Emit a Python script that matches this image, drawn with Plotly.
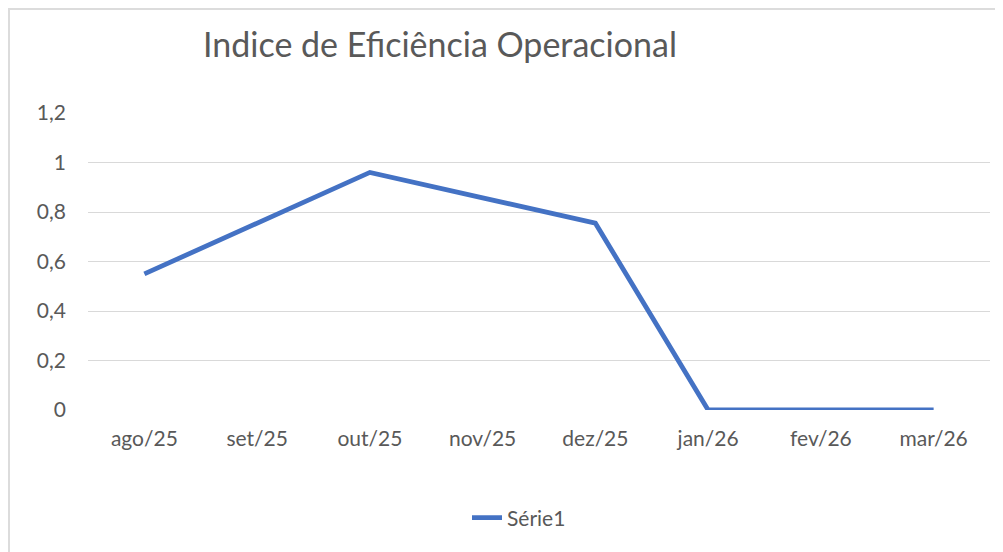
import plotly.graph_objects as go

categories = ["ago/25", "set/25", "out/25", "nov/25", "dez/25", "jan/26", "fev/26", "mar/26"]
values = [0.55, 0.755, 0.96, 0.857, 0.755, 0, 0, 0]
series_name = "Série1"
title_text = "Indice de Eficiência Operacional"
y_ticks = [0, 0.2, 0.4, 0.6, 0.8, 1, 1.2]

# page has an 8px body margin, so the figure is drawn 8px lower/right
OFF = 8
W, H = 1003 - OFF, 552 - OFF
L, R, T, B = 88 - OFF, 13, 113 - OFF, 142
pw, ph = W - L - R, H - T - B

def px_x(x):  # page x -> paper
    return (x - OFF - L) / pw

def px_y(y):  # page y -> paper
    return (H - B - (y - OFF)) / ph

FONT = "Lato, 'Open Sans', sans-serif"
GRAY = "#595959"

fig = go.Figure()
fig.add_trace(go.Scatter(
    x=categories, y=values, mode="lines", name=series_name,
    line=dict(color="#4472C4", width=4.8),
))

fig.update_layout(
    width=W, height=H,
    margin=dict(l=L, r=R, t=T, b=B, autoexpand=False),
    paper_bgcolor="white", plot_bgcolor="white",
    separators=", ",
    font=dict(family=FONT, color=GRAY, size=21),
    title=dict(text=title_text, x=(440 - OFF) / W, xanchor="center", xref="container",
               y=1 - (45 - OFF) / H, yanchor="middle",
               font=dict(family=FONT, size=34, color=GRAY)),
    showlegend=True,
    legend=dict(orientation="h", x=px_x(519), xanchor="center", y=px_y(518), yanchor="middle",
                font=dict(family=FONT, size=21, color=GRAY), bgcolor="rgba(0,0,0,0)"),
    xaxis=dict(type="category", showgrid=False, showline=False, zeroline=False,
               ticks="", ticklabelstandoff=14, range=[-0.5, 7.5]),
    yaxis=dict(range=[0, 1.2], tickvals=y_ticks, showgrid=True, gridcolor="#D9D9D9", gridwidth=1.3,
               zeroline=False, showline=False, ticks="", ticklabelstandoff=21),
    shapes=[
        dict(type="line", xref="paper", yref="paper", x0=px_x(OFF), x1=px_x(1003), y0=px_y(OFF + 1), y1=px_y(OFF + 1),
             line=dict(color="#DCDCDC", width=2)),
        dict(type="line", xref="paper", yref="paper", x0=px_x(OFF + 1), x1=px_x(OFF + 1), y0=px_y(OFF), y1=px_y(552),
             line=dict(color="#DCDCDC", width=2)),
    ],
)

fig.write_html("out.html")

════════════════

#### Given instruction
Leave out the pictures and restate, word for word, the lines from the top of the data through the line containing "y_ticks = [0, 0.2, 0.4, 0.6, 0.8, 1, 1.2]", both included.

#### Expected output
Emit a Python script that matches this image, drawn with Plotly.
import plotly.graph_objects as go

categories = ["ago/25", "set/25", "out/25", "nov/25", "dez/25", "jan/26", "fev/26", "mar/26"]
values = [0.55, 0.755, 0.96, 0.857, 0.755, 0, 0, 0]
series_name = "Série1"
title_text = "Indice de Eficiência Operacional"
y_ticks = [0, 0.2, 0.4, 0.6, 0.8, 1, 1.2]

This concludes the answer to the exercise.